Renata Simril: How many people have driven to Big Bear? Have you driven to Big Bear in the fall? It’s a long winding road, and you’re waiting for the fog to clear—that is the state of city halls up and down the State of California. 

A few points to sort of set the context: one is before the elimination of redevelopment, all the cities within the state, and really across the nation, were facing budget deficits. Less revenue, laying off staff, structure deficits, health care, pensions—they were dealing with that issue prior to the elimination of redevelopment agencies. 

Second, laying off staff, a lot of whom were early retirement, cost you thought leadership. The brain trust within government has now retired. You’ve got the junior staff (and this is just a gross generalization), and I think for the most part you’ve got less staff, more work, and less seasoned professionals. 

To give you some context using Los Angeles County as an example, you have got 71 rebound agencies within the County of Los Angeles. Each one of those will have a seven-member successor agency board.
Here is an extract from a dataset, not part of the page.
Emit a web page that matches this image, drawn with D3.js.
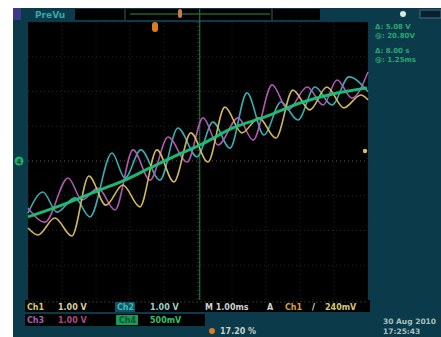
<!DOCTYPE html>
<html><head><meta charset="utf-8">
<script src="https://cdn.jsdelivr.net/npm/d3@7"></script>
<style>html,body{margin:0;padding:0;background:#fff;}svg{display:block;}</style>
</head><body>
<script>
// time axis in ms (10 divisions of 1 ms), vertical in divisions
const timeTicks = [-5,-4,-3,-2,-1,0,1,2,3,4,5];
const divTicks = [-4,-3,-2,-1,0,1,2,3,4];

const ch4T = [-5.00,-3.85,-2.88,-2.15,-1.41,-0.68,0.06,1.03,2.03,3.00,3.97,4.97];
const ch4V = [-1.61,-1.21,-0.83,-0.55,-0.20,0.14,0.46,0.95,1.29,1.67,1.93,2.10];

const ch1T = [-5.00,-4.71,-4.21,-3.71,-3.21,-2.71,-2.21,-1.71,-1.21,-0.71,-0.21,0.29,0.79,1.29,1.79,2.29,2.79,3.29,3.79,4.29,4.79,5.00];
const ch1V = [-1.93,-2.13,-1.64,-2.16,-0.43,-1.27,-0.69,-1.32,0.32,-0.60,0.81,-0.03,1.55,0.81,1.24,0.66,2.04,1.47,2.13,1.53,1.90,1.76];

const ch2T = [-5.00,-4.56,-4.15,-3.62,-3.18,-2.53,-2.15,-1.68,-1.12,-0.59,-0.03,0.44,0.94,1.44,1.94,2.44,2.94,3.44,3.94,4.44,5.00];
const ch2V = [-1.50,-0.89,-1.47,-1.06,-1.61,0.23,-0.49,0.32,-0.55,0.95,0.12,1.12,0.37,1.96,0.75,1.70,1.18,2.13,1.61,2.42,1.99];

const ch3T = [-5.00,-4.50,-3.82,-3.41,-2.94,-2.44,-1.91,-1.41,-0.88,-0.32,0.15,0.59,1.18,1.62,2.18,2.65,3.21,3.68,4.09,4.53,5.00];
const ch3V = [-1.35,-1.76,-0.49,-1.12,-0.78,-1.41,0.32,-0.55,0.69,-0.03,1.24,0.46,1.24,0.60,2.19,1.47,2.13,1.61,2.33,1.81,2.56];

const readRow1 = [["Ch1","#d8c870"],["1.00 V","#d8d0a0"],["Ch2","#40b8c0"],["1.00 V","#9ad0d0"],["M 1.00ms","#d0d0d0"],["A","#d0d0d0"],["Ch1","#d8a040"],["/","#e0e0e0"],["240mV","#d8c870"]];
const readRow2 = [["Ch3","#a860b0"],["1.00 V","#b04888"],["Ch4","#20a060"],["500mV","#30c070"]];
const sideText = ["\u0394: 5.08 V","@: 20.80V","\u0394: 8.00 s","@: 1.25ms"];

const W = 441, H = 337;
const svg = d3.select("body").append("svg").attr("width", W).attr("height", H);

// instrument screen
svg.append("rect").attr("x",13).attr("y",8).attr("width",W-13).attr("height",H-8).attr("fill","#0b3a4a");
// top bar
svg.append("rect").attr("x",13).attr("y",8).attr("width",8).attr("height",12).attr("fill","#3a3a8a");
svg.append("text").attr("x",35).attr("y",18).attr("font-family","DejaVu Sans").attr("font-size",9).attr("font-weight","bold").attr("fill","#3aa6a6").text("PreVu");
svg.append("rect").attr("x",75).attr("y",9).attr("width",245).attr("height",11).attr("fill","#000");
svg.append("line").attr("x1",130).attr("x2",270).attr("y1",14).attr("y2",14).attr("stroke","#3c8a3c").attr("stroke-width",1);
svg.append("line").attr("x1",125).attr("x2",125).attr("y1",9).attr("y2",20).attr("stroke","#555").attr("stroke-width",1);
svg.append("line").attr("x1",272).attr("x2",272).attr("y1",9).attr("y2",20).attr("stroke","#555").attr("stroke-width",1);
svg.append("rect").attr("x",178).attr("y",9).attr("width",4).attr("height",9).attr("rx",2).attr("fill","#c88040");
svg.append("circle").attr("cx",403).attr("cy",14).attr("r",3).attr("fill","#d8e8e0");
svg.append("rect").attr("x",420).attr("y",10).attr("width",21).attr("height",8).attr("fill","#0a2030").attr("stroke","#4a6a80");

const x = d3.scaleLinear().domain([-5,5]).range([28,368]);
const y = d3.scaleLinear().domain([-4,4]).range([300,22]);

// graticule
svg.append("rect").attr("x",x(-5)).attr("y",y(4)).attr("width",x(5)-x(-5)).attr("height",y(-4)-y(4)).attr("fill","#000");
const g = svg.append("g");
g.selectAll(".vx").data(timeTicks).join("line")
  .attr("x1",d=>x(d)).attr("x2",d=>x(d)).attr("y1",y(4)).attr("y2",y(-4))
  .attr("stroke",d=>d===0?"#555":"#262626").attr("stroke-width",1).attr("stroke-dasharray","1,3");
g.selectAll(".hy").data(divTicks).join("line")
  .attr("y1",d=>y(d)).attr("y2",d=>y(d)).attr("x1",x(-5)).attr("x2",x(5))
  .attr("stroke",d=>d===0?"#6a5060":"#262626").attr("stroke-width",1).attr("stroke-dasharray","1,3");
// trigger position marker
svg.append("line").attr("x1",x(0.05)).attr("x2",x(0.05)).attr("y1",9).attr("y2",y(-4)+10)
  .attr("stroke","#1f7040").attr("stroke-width",1.2);

// bottom readout background
svg.append("rect").attr("x",25).attr("y",300).attr("width",345).attr("height",12).attr("fill","#000");
svg.append("line").attr("x1",28).attr("x2",368).attr("y1",302).attr("y2",302).attr("stroke","#333").attr("stroke-dasharray","2,2");
svg.append("rect").attr("x",25).attr("y",314).attr("width",180).attr("height",12).attr("fill","#000");

// traces
const line = d3.line().x(d=>x(d[0])).y(d=>y(d[1])).curve(d3.curveMonotoneX);
const traces = [
  {t:ch2T, v:ch2V, c:"#3cb4b8", w:1.6},
  {t:ch3T, v:ch3V, c:"#b85cb8", w:1.6},
  {t:ch1T, v:ch1V, c:"#d8c060", w:1.6},
  {t:ch4T, v:ch4V, c:"#1fc07a", w:3}
];
svg.append("g").selectAll("path").data(traces).join("path")
  .attr("d",d=>line(d3.zip(d.t,d.v)))
  .attr("fill","none").attr("stroke",d=>d.c).attr("stroke-width",d=>d.w)
  .attr("stroke-linejoin","round").attr("opacity",0.95);

// markers
svg.append("circle").attr("cx",19).attr("cy",y(0)).attr("r",4.5).attr("fill","#1fb060");
svg.append("text").attr("x",19).attr("y",y(0)+3).attr("text-anchor","middle").attr("font-family","DejaVu Sans").attr("font-size",7).attr("font-weight","bold").attr("fill","#0b3947").text("4");
svg.append("rect").attr("x",152).attr("y",22).attr("width",6).attr("height",10).attr("rx",3).attr("fill","#e07a20");
svg.append("circle").attr("cx",365).attr("cy",151).attr("r",2.2).attr("fill","#d8c060");

// readouts
const rowX1 = [27,58,117,150,205,267,285,312,325];
readRow1.forEach((d,i)=>{
  if(i===2){svg.append("rect").attr("x",rowX1[i]-2).attr("y",302).attr("width",20).attr("height",10).attr("fill","#0e5560");}
  svg.append("text").attr("x",rowX1[i]).attr("y",310).attr("font-family","DejaVu Sans").attr("font-size",8).attr("font-weight","bold").attr("fill",d[1]).text(d[0]);
});
const rowX2 = [27,58,119,150];
readRow2.forEach((d,i)=>{
  if(i===2){svg.append("rect").attr("x",rowX2[i]-3).attr("y",315).attr("width",22).attr("height",10).attr("fill","#1a9a5a");}
  svg.append("text").attr("x",rowX2[i]).attr("y",323).attr("font-family","DejaVu Sans").attr("font-size",8).attr("font-weight","bold").attr("fill",i===2?"#0a5a30":d[1]).text(d[0]);
});
svg.append("circle").attr("cx",212).attr("cy",331).attr("r",3).attr("fill","#e07a20");
svg.append("text").attr("x",220).attr("y",334).attr("font-family","DejaVu Sans").attr("font-size",8).attr("font-weight","bold").attr("fill","#c8d0c8").text("17.20 %");
svg.append("text").attr("x",383).attr("y",324).attr("font-family","DejaVu Sans").attr("font-size",7.5).attr("font-weight","bold").attr("fill","#a8c0c0").text("30 Aug 2010");
svg.append("text").attr("x",383).attr("y",334).attr("font-family","DejaVu Sans").attr("font-size",7.5).attr("font-weight","bold").attr("fill","#a8c0c0").text("17:25:43");

// side panel
sideText.forEach((s,i)=>{
  svg.append("text").attr("x",375).attr("y",29+i*9+(i>1?6:0)).attr("font-family","DejaVu Sans").attr("font-size",7).attr("font-weight","bold").attr("fill","#2aa870").text(s);
});
</script>
</body></html>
So when you think about just the sheer nature of trying to get this sort of organizational system in place to start having the conversation on listing enforceable obligations or on what is not an enforceable obligation, suffice to say, it is going to be a long foggy road before you reach some clarity. This lies in terms of which property are going to hit the market for sale and whether those go forward as public-private partnerships and financing mechanisms that are really going to help former redevelopment agencies really focus on economic development. 

One other point that I’ll make very quickly is I think the term redevelopment is dead, and I think historically, over the 60 year history of redevelopment, it has really become an excuse for economic development. I think the larger context going forward is really going to be economic development 2.0. How do we move forward in an era post-redevelopment, like many other states that don’t have redevelopment, to really engage in public-private partnerships in urban core communities to help job creation, economic stability, and tax revenues.